Vehicle on BridgeVehicle on Bridge

I was looking for the HAAR function to pull out a vehicle load from the thermal stream.  As you develop software, the interesting problem is people ask, can it do this?  In this case, the this is, can you determine the bridge damping, of course in real time and is it statistically changing.  

You cannot determine the bridge damping from the displacement graphs, a vehicle travelling over a bridge creates interesting displacement profiles, that fit the Czech mathematics, but are lousy and slow for damping analysis. The problem is a car is not a nice hammer on a beam as is traditionally shown in the papers.  

The picture shows reality as against the nice smooth sine wave from the papers.  So starting with the primary decay function of long duration, the trick is to develop some Fortran code that picks out the top 10 peaks on the upside and the downside, given that the data is in a 1 D vector.  

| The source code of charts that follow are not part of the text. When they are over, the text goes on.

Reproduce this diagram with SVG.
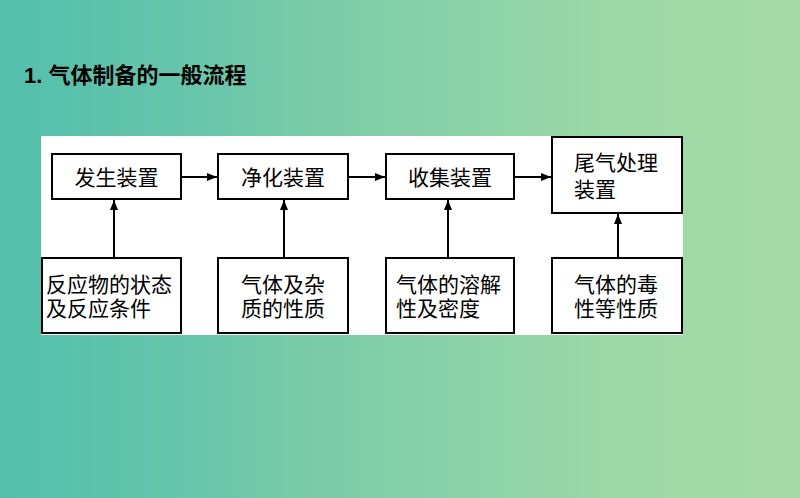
<svg xmlns="http://www.w3.org/2000/svg" width="800" height="498" viewBox="0 0 800 498">
<defs>
<linearGradient id="bg" x1="0" y1="0" x2="1" y2="0">
<stop offset="0" stop-color="#52bfab"/>
<stop offset="0.25" stop-color="#68c6aa"/>
<stop offset="0.5" stop-color="#84cfa8"/>
<stop offset="0.75" stop-color="#9ad8a6"/>
<stop offset="1" stop-color="#a5daa6"/>
</linearGradient>
<marker id="ah" viewBox="0 0 10 8" refX="10" refY="4" markerWidth="10" markerHeight="8" markerUnits="userSpaceOnUse" orient="auto">
<path d="M0,0 L10,4 L0,8 Z" fill="#000"/>
</marker>
</defs>
<style>
.box{fill:#fff;stroke:#000;stroke-width:2}
.t{font-family:"Liberation Sans","Noto Sans CJK SC",sans-serif;font-size:21px;fill:#000}
.c{stroke:#000;stroke-width:2;fill:none;marker-end:url(#ah)}
.title{font-family:"Liberation Sans","Noto Sans CJK SC",sans-serif;font-size:22px;font-weight:bold;fill:#000}
</style>
<rect x="0" y="0" width="800" height="498" fill="url(#bg)"/>
<text class="title" x="24" y="83">1. 气体制备的一般流程</text>
<rect x="41" y="136" width="642" height="199" fill="#fff"/>
<g id="n1"><rect class="box" x="52" y="154" width="129" height="45"/><text class="t" x="116.5" y="185" text-anchor="middle">发生装置</text></g>
<g id="n2"><rect class="box" x="218" y="154" width="130" height="45"/><text class="t" x="283" y="185" text-anchor="middle">净化装置</text></g>
<g id="n3"><rect class="box" x="386" y="154" width="128" height="45"/><text class="t" x="450" y="185" text-anchor="middle">收集装置</text></g>
<g id="n4"><rect class="box" x="552" y="137" width="130" height="76"/><text class="t" x="574" y="170">尾气处理</text><text class="t" x="574" y="197">装置</text></g>
<g id="n5"><rect class="box" x="42" y="258" width="139" height="75"/><text class="t" x="46" y="292">反应物的状态</text><text class="t" x="46" y="316">及反应条件</text></g>
<g id="n6"><rect class="box" x="218" y="258" width="130" height="75"/><text class="t" x="241" y="292">气体及杂</text><text class="t" x="241" y="316">质的性质</text></g>
<g id="n7"><rect class="box" x="386" y="258" width="128" height="75"/><text class="t" x="396" y="292">气体的溶解</text><text class="t" x="396" y="316">性及密度</text></g>
<g id="n8"><rect class="box" x="552" y="258" width="130" height="75"/><text class="t" x="574" y="292">气体的毒</text><text class="t" x="574" y="316">性等性质</text></g>
<g id="connectors">
<line class="c" x1="181" y1="177" x2="217" y2="177"/>
<line class="c" x1="348" y1="177" x2="385" y2="177"/>
<line class="c" x1="514" y1="177" x2="551" y2="177"/>
<line class="c" x1="114" y1="257" x2="114" y2="200"/>
<line class="c" x1="284" y1="257" x2="284" y2="200"/>
<line class="c" x1="448" y1="257" x2="448" y2="200"/>
<line class="c" x1="618" y1="257" x2="618" y2="214"/>
</g>
</svg>
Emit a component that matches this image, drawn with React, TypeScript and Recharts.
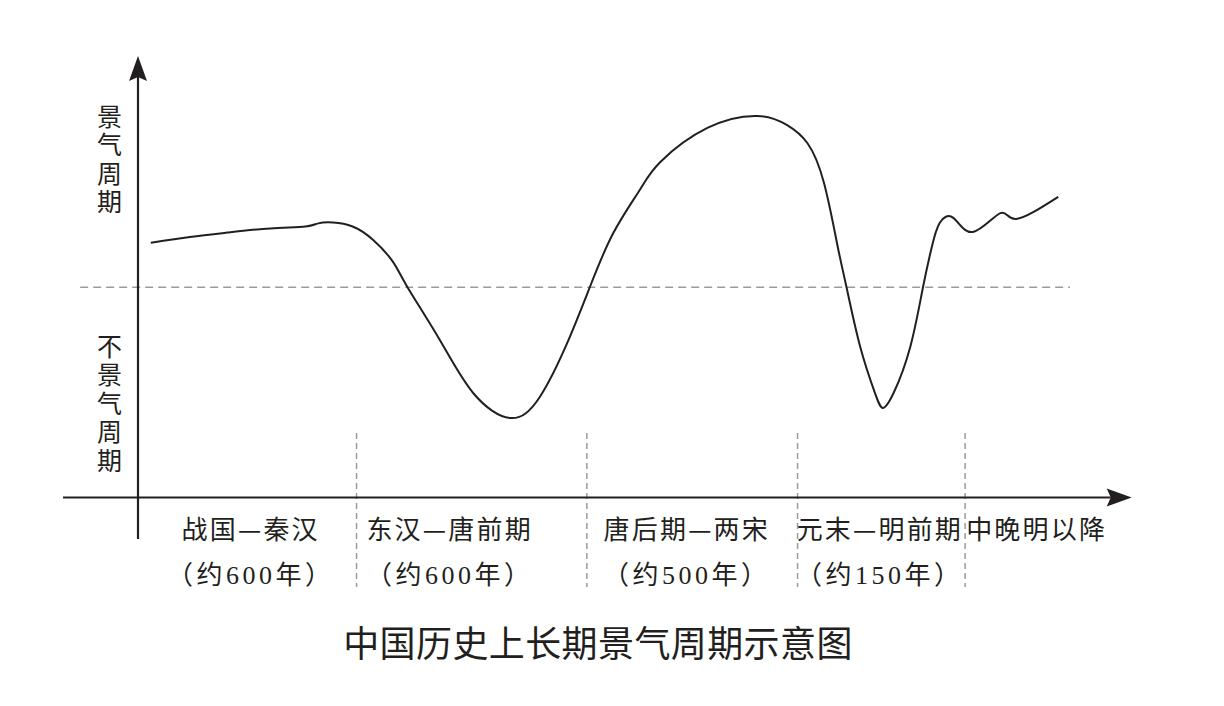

I was thinking to reverse the vector,  and do some form of simple hill climb function, only pick up the peaks

So to start with I added DISLIN.  As always interesting, you have to find a working DISLIN with and old VS project and then make sure you copy the exact settings,  and there are a lot of them now.  

1>LINK : warning LNK4098: defaultlib 'LIBCMT' conflicts with use of other libs; use /NODEFAULTLIB:library

I get this warning, in DISLIN you now need to use the legacy*.lib, gdi32 and user32 libraries.  Can I fix this or jus live with the comment?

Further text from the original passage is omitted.